§ Given information:

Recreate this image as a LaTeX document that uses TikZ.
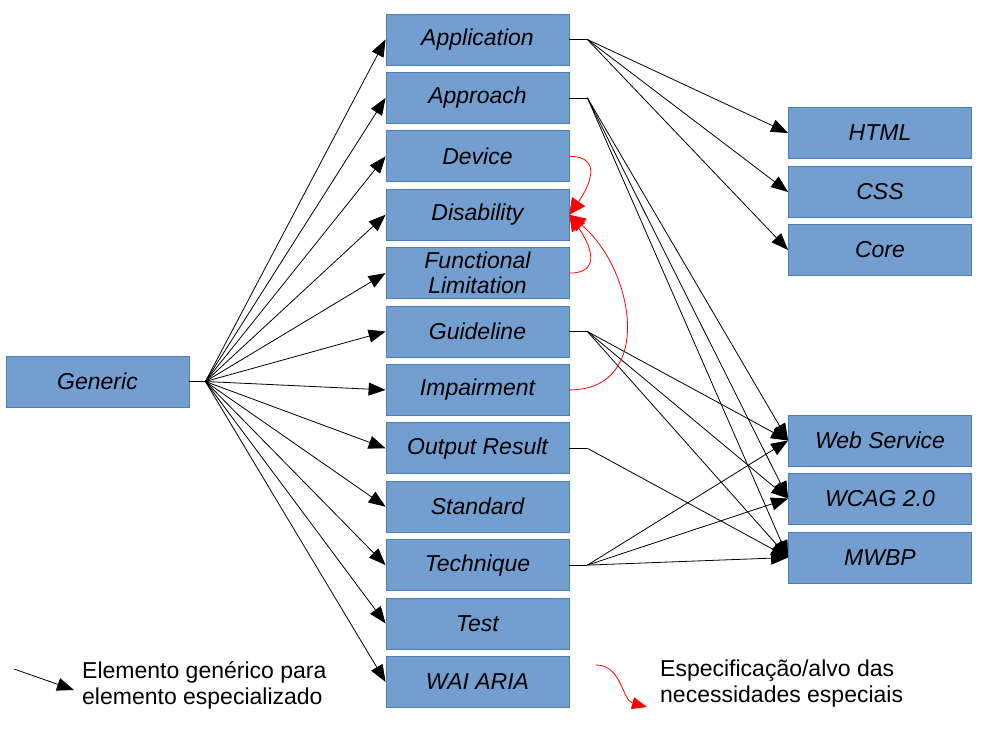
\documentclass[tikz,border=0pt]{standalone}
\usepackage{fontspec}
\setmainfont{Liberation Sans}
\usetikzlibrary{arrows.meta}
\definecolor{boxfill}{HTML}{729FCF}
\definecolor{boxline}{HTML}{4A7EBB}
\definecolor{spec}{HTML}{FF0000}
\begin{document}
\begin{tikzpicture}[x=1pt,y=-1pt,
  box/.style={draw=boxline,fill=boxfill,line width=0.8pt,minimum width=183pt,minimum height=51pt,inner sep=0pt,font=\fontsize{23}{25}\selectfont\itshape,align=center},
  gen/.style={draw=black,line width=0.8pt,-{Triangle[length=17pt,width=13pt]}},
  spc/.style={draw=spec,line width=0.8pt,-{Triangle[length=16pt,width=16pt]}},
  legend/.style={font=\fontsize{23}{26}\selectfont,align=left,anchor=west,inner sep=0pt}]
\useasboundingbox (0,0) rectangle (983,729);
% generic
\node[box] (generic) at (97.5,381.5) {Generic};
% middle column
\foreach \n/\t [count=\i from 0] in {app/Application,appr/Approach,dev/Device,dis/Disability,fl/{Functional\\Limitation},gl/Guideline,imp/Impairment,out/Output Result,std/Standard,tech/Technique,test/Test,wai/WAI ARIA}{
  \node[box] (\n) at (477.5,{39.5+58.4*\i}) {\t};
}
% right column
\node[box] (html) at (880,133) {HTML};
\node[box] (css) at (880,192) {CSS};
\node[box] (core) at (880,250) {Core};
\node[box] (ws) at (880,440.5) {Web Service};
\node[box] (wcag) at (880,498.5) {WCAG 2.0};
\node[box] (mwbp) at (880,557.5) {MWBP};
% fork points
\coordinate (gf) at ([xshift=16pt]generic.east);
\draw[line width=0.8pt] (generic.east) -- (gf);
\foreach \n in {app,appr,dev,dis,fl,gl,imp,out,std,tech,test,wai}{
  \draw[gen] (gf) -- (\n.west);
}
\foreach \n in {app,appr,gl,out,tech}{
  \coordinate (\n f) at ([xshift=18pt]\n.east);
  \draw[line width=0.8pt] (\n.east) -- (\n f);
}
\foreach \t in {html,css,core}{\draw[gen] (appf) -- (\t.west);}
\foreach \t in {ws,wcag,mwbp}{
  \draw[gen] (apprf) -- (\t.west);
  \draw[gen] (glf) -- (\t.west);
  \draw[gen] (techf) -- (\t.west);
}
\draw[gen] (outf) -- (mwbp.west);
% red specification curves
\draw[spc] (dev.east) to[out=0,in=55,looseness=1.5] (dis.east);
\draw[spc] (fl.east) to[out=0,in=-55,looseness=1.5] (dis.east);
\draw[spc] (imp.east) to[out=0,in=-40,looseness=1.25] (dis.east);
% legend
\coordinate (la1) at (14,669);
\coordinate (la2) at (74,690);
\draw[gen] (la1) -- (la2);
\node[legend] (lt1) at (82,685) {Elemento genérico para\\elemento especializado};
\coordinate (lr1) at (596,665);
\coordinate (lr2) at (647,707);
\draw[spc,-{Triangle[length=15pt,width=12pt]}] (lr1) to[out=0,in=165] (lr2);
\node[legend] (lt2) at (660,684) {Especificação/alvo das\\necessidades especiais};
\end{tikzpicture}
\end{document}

§ Task to carry out: Retype the whole listing, keeping every line identical and omitting all pictures.

§ Full solution:
Recreate this image as a LaTeX document that uses TikZ.
\documentclass[tikz,border=0pt]{standalone}
\usepackage{fontspec}
\setmainfont{Liberation Sans}
\usetikzlibrary{arrows.meta}
\definecolor{boxfill}{HTML}{729FCF}
\definecolor{boxline}{HTML}{4A7EBB}
\definecolor{spec}{HTML}{FF0000}
\begin{document}
\begin{tikzpicture}[x=1pt,y=-1pt,
  box/.style={draw=boxline,fill=boxfill,line width=0.8pt,minimum width=183pt,minimum height=51pt,inner sep=0pt,font=\fontsize{23}{25}\selectfont\itshape,align=center},
  gen/.style={draw=black,line width=0.8pt,-{Triangle[length=17pt,width=13pt]}},
  spc/.style={draw=spec,line width=0.8pt,-{Triangle[length=16pt,width=16pt]}},
  legend/.style={font=\fontsize{23}{26}\selectfont,align=left,anchor=west,inner sep=0pt}]
\useasboundingbox (0,0) rectangle (983,729);
% generic
\node[box] (generic) at (97.5,381.5) {Generic};
% middle column
\foreach \n/\t [count=\i from 0] in {app/Application,appr/Approach,dev/Device,dis/Disability,fl/{Functional\\Limitation},gl/Guideline,imp/Impairment,out/Output Result,std/Standard,tech/Technique,test/Test,wai/WAI ARIA}{
  \node[box] (\n) at (477.5,{39.5+58.4*\i}) {\t};
}
% right column
\node[box] (html) at (880,133) {HTML};
\node[box] (css) at (880,192) {CSS};
\node[box] (core) at (880,250) {Core};
\node[box] (ws) at (880,440.5) {Web Service};
\node[box] (wcag) at (880,498.5) {WCAG 2.0};
\node[box] (mwbp) at (880,557.5) {MWBP};
% fork points
\coordinate (gf) at ([xshift=16pt]generic.east);
\draw[line width=0.8pt] (generic.east) -- (gf);
\foreach \n in {app,appr,dev,dis,fl,gl,imp,out,std,tech,test,wai}{
  \draw[gen] (gf) -- (\n.west);
}
\foreach \n in {app,appr,gl,out,tech}{
  \coordinate (\n f) at ([xshift=18pt]\n.east);
  \draw[line width=0.8pt] (\n.east) -- (\n f);
}
\foreach \t in {html,css,core}{\draw[gen] (appf) -- (\t.west);}
\foreach \t in {ws,wcag,mwbp}{
  \draw[gen] (apprf) -- (\t.west);
  \draw[gen] (glf) -- (\t.west);
  \draw[gen] (techf) -- (\t.west);
}
\draw[gen] (outf) -- (mwbp.west);
% red specification curves
\draw[spc] (dev.east) to[out=0,in=55,looseness=1.5] (dis.east);
\draw[spc] (fl.east) to[out=0,in=-55,looseness=1.5] (dis.east);
\draw[spc] (imp.east) to[out=0,in=-40,looseness=1.25] (dis.east);
% legend
\coordinate (la1) at (14,669);
\coordinate (la2) at (74,690);
\draw[gen] (la1) -- (la2);
\node[legend] (lt1) at (82,685) {Elemento genérico para\\elemento especializado};
\coordinate (lr1) at (596,665);
\coordinate (lr2) at (647,707);
\draw[spc,-{Triangle[length=15pt,width=12pt]}] (lr1) to[out=0,in=165] (lr2);
\node[legend] (lt2) at (660,684) {Especificação/alvo das\\necessidades especiais};
\end{tikzpicture}
\end{document}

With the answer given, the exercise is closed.